■ **Challenge**: Return the lines that follow, exactly as they appear, from the first through the one containing "0.0092, 0.0080, 0.0078]"; no pictures are to be included.

Entries with chart source code:
= = = = =

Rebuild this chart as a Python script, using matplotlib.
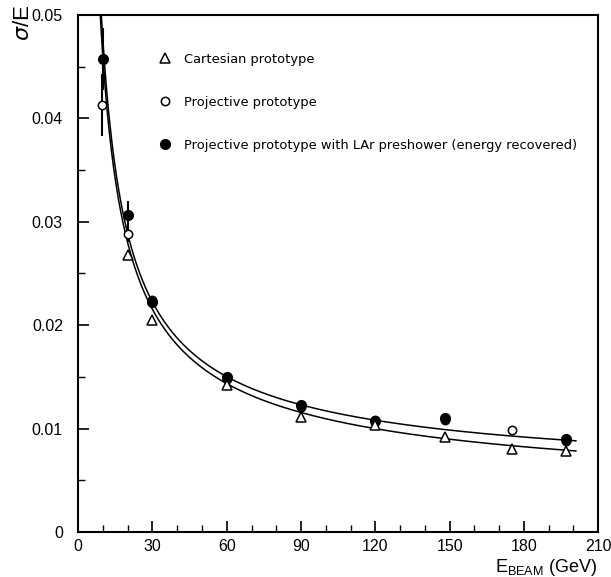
import numpy as np
import matplotlib
matplotlib.use("Agg")
import matplotlib.pyplot as plt
from matplotlib.lines import Line2D

# Data
e_cart = [20, 30, 60, 90, 120, 148, 175, 197]
res_cart = [0.0268, 0.0205, 0.0142, 0.0111, 0.0103, 0.0092, 0.0080, 0.0078]

e_proj = [9.6, 20, 30, 60, 90, 120, 148, 175, 197]
res_proj = [0.0413, 0.0288, 0.0224, 0.0148, 0.0121, 0.0108, 0.0108, 0.0099, 0.0088]
err_proj = [0.0030, 0.0008, 0.0004, 0.0002, 0.0002, 0.0002, 0.0002, 0.0002, 0.0002]

e_presh = [10, 20, 30, 60, 90, 120, 148, 197]
res_presh = [0.0457, 0.0307, 0.0222, 0.0150, 0.0123, 0.0107, 0.0110, 0.0090]
err_presh = [0.0030, 0.0013, 0.0005, 0.0003, 0.0002, 0.0004, 0.0003, 0.0002]

# fit parameters (stochastic, noise, constant)
fit_cart = (0.100, 0.33, 0.0030)
fit_proj = (0.100, 0.35, 0.0050)

labels = ['Cartesian prototype', 'Projective prototype',
          'Projective prototype with LAr preshower (energy recovered)']
x_ticks = [0, 30, 60, 90, 120, 150, 180, 210]
y_ticks = [0, 0.01, 0.02, 0.03, 0.04, 0.05]
y_ticklabels = ["0", "0.01", "0.02", "0.03", "0.04", "0.05"]

plt.rcParams['font.family'] = ['Liberation Sans', 'DejaVu Sans']

fig = plt.figure(figsize=(6.11, 5.77), dpi=100)
ax = fig.add_axes([0.128, 0.078, 0.851, 0.896])

def curve(p, E):
    a, b, c = p
    return np.sqrt(a**2 / E + b**2 / E**2 + c**2)

E = np.linspace(8.5, 201, 600)
ax.plot(E, curve(fit_cart, E), color='black', lw=1.1)
ax.plot(E, curve(fit_proj, E), color='black', lw=1.1)

ax.errorbar(e_proj, res_proj, yerr=err_proj, fmt='o', mfc='white', mec='black',
            color='black', ms=6, mew=1.1, elinewidth=1.5, capsize=0, zorder=3)
ax.errorbar(e_presh, res_presh, yerr=err_presh, fmt='o', mfc='black', mec='black',
            color='black', ms=7, elinewidth=1.5, capsize=0, zorder=4)
ax.plot(e_cart, res_cart, '^', mfc='white', mec='black', ms=7, mew=1.1,
        linestyle='none', zorder=5)

ax.set_xlim(0, 210)
ax.set_ylim(0, 0.05)
ax.set_xticks(x_ticks)
ax.set_xticks(np.arange(0, 211, 10), minor=True)
ax.set_yticks(y_ticks)
ax.set_yticklabels(y_ticklabels)
ax.set_yticks(np.arange(0, 0.0501, 0.005), minor=True)
ax.tick_params(which='both', direction='in', top=False, right=False, labelsize=11.5)
ax.tick_params(which='major', length=8, width=1.2)
ax.tick_params(which='minor', length=5, width=1.0)
ax.tick_params(axis='x', pad=5)
ax.tick_params(axis='y', pad=11)
for s in ax.spines.values():
    s.set_linewidth(1.5)

handles = [
    Line2D([], [], marker='^', mfc='white', mec='black', ms=7, mew=1.1, linestyle='none'),
    Line2D([], [], marker='o', mfc='white', mec='black', ms=6, mew=1.1, linestyle='none'),
    Line2D([], [], marker='o', mfc='black', mec='black', ms=7, linestyle='none'),
]
ax.legend(handles, labels, loc='upper left', bbox_to_anchor=(0.13, 0.95), frameon=False,
          prop={'family': 'DejaVu Sans', 'size': 9.4}, labelspacing=2.3,
          handlelength=1.2, handletextpad=0.8)

fig.text(0.022, 0.992, r'$\sigma$/E', rotation=90, ha='left', va='top', fontsize=16)
fig.text(0.977, 0.016, r'E$_{\mathregular{BEAM}}$ (GeV)', ha='right', va='center', fontsize=13)

fig.savefig('out.png', dpi=100)
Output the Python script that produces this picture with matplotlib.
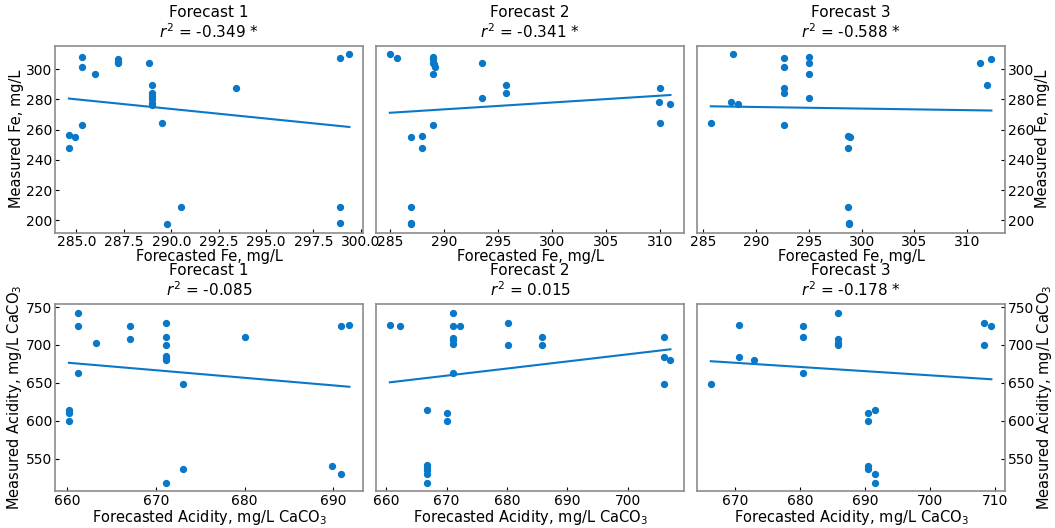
import numpy as np
import matplotlib
matplotlib.use('Agg')
import matplotlib.pyplot as plt
from matplotlib.ticker import MultipleLocator

# forecast vs measured iron (mg/L)
fe_x1 = [284.6, 284.6, 284.9, 285.3, 285.3, 285.3, 286.0, 287.2, 287.2, 287.2, 288.8, 289.0, 289.0,
         289.0, 289.0, 289.0, 289.0, 289.5, 289.8, 290.5, 293.4, 298.9, 299.4, 298.9, 298.9]
fe_y1 = [256.3, 248.0, 255.2, 308.0, 301.7, 263.3, 297.0, 306.8, 305.0, 304.0, 304.1, 289.7, 284.3,
         282.0, 280.0, 278.0, 276.5, 264.2, 197.6, 208.7, 287.3, 307.4, 309.8, 208.7, 198.5]
fe_x2 = [285.0, 285.7, 289.0, 289.0, 289.0, 289.1, 289.2, 289.0, 293.5, 293.5, 295.8, 295.8,
         310.0, 309.9, 311.0, 310.0, 289.0, 287.0, 288.0, 288.0, 287.0, 287.0, 287.0]
fe_y2 = [309.8, 307.4, 308.3, 306.6, 304.4, 303.3, 301.7, 296.9, 304.1, 281.0, 289.7, 284.3,
         287.3, 278.6, 277.1, 264.2, 263.3, 255.2, 256.1, 248.0, 208.7, 198.5, 197.6]
fe_x3 = [285.7, 287.6, 287.8, 288.3, 292.6, 292.6, 292.6, 292.6, 292.6, 295.0, 295.0, 295.0, 295.0,
         298.7, 298.9, 298.7, 298.75, 298.8, 298.8, 311.2, 312.3, 311.9]
fe_y3 = [264.2, 278.6, 309.8, 277.1, 307.2, 301.7, 287.3, 284.3, 263.3, 307.9, 303.9, 296.9, 281.0,
         256.1, 255.2, 248.0, 208.7, 198.5, 197.6, 304.1, 306.6, 289.7]

# forecast vs measured acidity (mg/L CaCO3)
ac_x1 = [661.2, 661.2, 661.2, 660.2, 660.2, 660.2, 663.2, 667.1, 667.1, 671.1, 671.1, 671.1,
         671.1, 671.1, 671.1, 673.1, 673.1, 671.1, 680.0, 690.8, 691.8, 689.8, 690.8]
ac_y1 = [742.3, 724.4, 662.5, 614.5, 610.0, 600.4, 702.1, 724.4, 708.2, 728.4, 710.4, 700.0,
         685.2, 682.5, 680.0, 648.6, 537.0, 518.6, 710.4, 724.4, 726.6, 540.2, 530.2]
ac_x2 = [660.6, 662.3, 671.1, 671.1, 672.2, 671.1, 671.1, 671.1, 671.1, 666.7, 670.0, 670.0,
         666.7, 666.7, 666.7, 666.7, 666.7, 680.2, 680.2, 685.8, 685.8, 706.0, 706.0, 707.1, 706.0]
ac_y2 = [726.6, 724.4, 742.3, 724.4, 724.4, 709.1, 706.0, 701.7, 662.9, 614.5, 610.6, 600.4,
         541.1, 537.6, 535.0, 530.2, 518.6, 728.8, 700.4, 710.4, 700.4, 710.4, 684.2, 680.7, 648.5]
ac_x3 = [666.2, 670.5, 670.5, 672.8, 680.5, 680.5, 680.5, 685.9, 685.9, 685.9, 685.9, 690.5,
         690.5, 691.6, 690.5, 690.5, 691.6, 691.6, 708.4, 708.4, 709.5]
ac_y3 = [648.5, 726.6, 684.7, 680.7, 724.4, 710.4, 662.5, 742.3, 708.2, 702.1, 700.0, 610.6,
         600.4, 614.5, 540.2, 537.0, 530.2, 518.6, 728.4, 700.0, 724.4]

# trend lines (slope, intercept) and r^2 labels
fe_fits = [(-1.27, 642.05), (0.452, 142.38), (-0.105, 305.49)]
ac_fits = [(-1.0, 1336.7), (0.936, 32.45), (-0.55, 1045.0)]
fe_r2 = ['-0.349 *', '-0.341 *', '-0.588 *']
ac_r2 = ['-0.085', '0.015', '-0.178 *']

fe_xstep = [2.5, 5, 5]
ac_xstep = [10, 10, 10]

blue = '#0a78c8'

fig, axes = plt.subplots(2, 3, figsize=(10.55, 5.28), dpi=100, sharey='row')
plt.subplots_adjust(left=0.052, right=0.953, top=0.913, bottom=0.07, wspace=0.04, hspace=0.385)

rows = [
    ([fe_x1, fe_x2, fe_x3], [fe_y1, fe_y2, fe_y3], fe_fits, fe_r2, fe_xstep, 20,
     'Forecasted Fe, mg/L', 'Measured Fe, mg/L'),
    ([ac_x1, ac_x2, ac_x3], [ac_y1, ac_y2, ac_y3], ac_fits, ac_r2, ac_xstep, 50,
     'Forecasted Acidity, mg/L CaCO$_3$', 'Measured Acidity, mg/L CaCO$_3$'),
]

for r, (xs, ys, fits, r2s, xsteps, ystep, xlab, ylab) in enumerate(rows):
    for c in range(3):
        ax = axes[r, c]
        x = np.array(xs[c])
        y = np.array(ys[c])
        ax.scatter(x, y, s=18, color=blue, zorder=3)
        m, b = fits[c]
        xx = np.array([x.min(), x.max()])
        ax.plot(xx, m * xx + b, color=blue, lw=1.5)
        ax.xaxis.set_major_locator(MultipleLocator(xsteps[c]))
        ax.yaxis.set_major_locator(MultipleLocator(ystep))
        ax.set_title('Forecast %d\n$r^2$ = %s' % (c + 1, r2s[c]), fontsize=11, linespacing=1.15, pad=6)
        ax.set_xlabel(xlab, fontsize=10.5, labelpad=0)
        ax.tick_params(direction='in', labelsize=10, length=3, pad=2)
        for s in ax.spines.values():
            s.set_color('#8c8c8c')
            s.set_linewidth(1.2)
        if c == 0:
            ax.set_ylabel(ylab, fontsize=10.5, labelpad=1)
        elif c == 1:
            ax.tick_params(axis='y', left=False, labelleft=False)
        else:
            ax.yaxis.tick_right()
            ax.yaxis.set_label_position('right')
            ax.set_ylabel(ylab, fontsize=10.5, labelpad=0)
            ax.tick_params(axis='y', labelright=True)

fig.savefig('out.png', dpi=100)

= = = = =

■ **Exercise result**:
Rebuild this chart as a Python script, using matplotlib.
import numpy as np
import matplotlib
matplotlib.use("Agg")
import matplotlib.pyplot as plt
from matplotlib.lines import Line2D

# Data
e_cart = [20, 30, 60, 90, 120, 148, 175, 197]
res_cart = [0.0268, 0.0205, 0.0142, 0.0111, 0.0103, 0.0092, 0.0080, 0.0078]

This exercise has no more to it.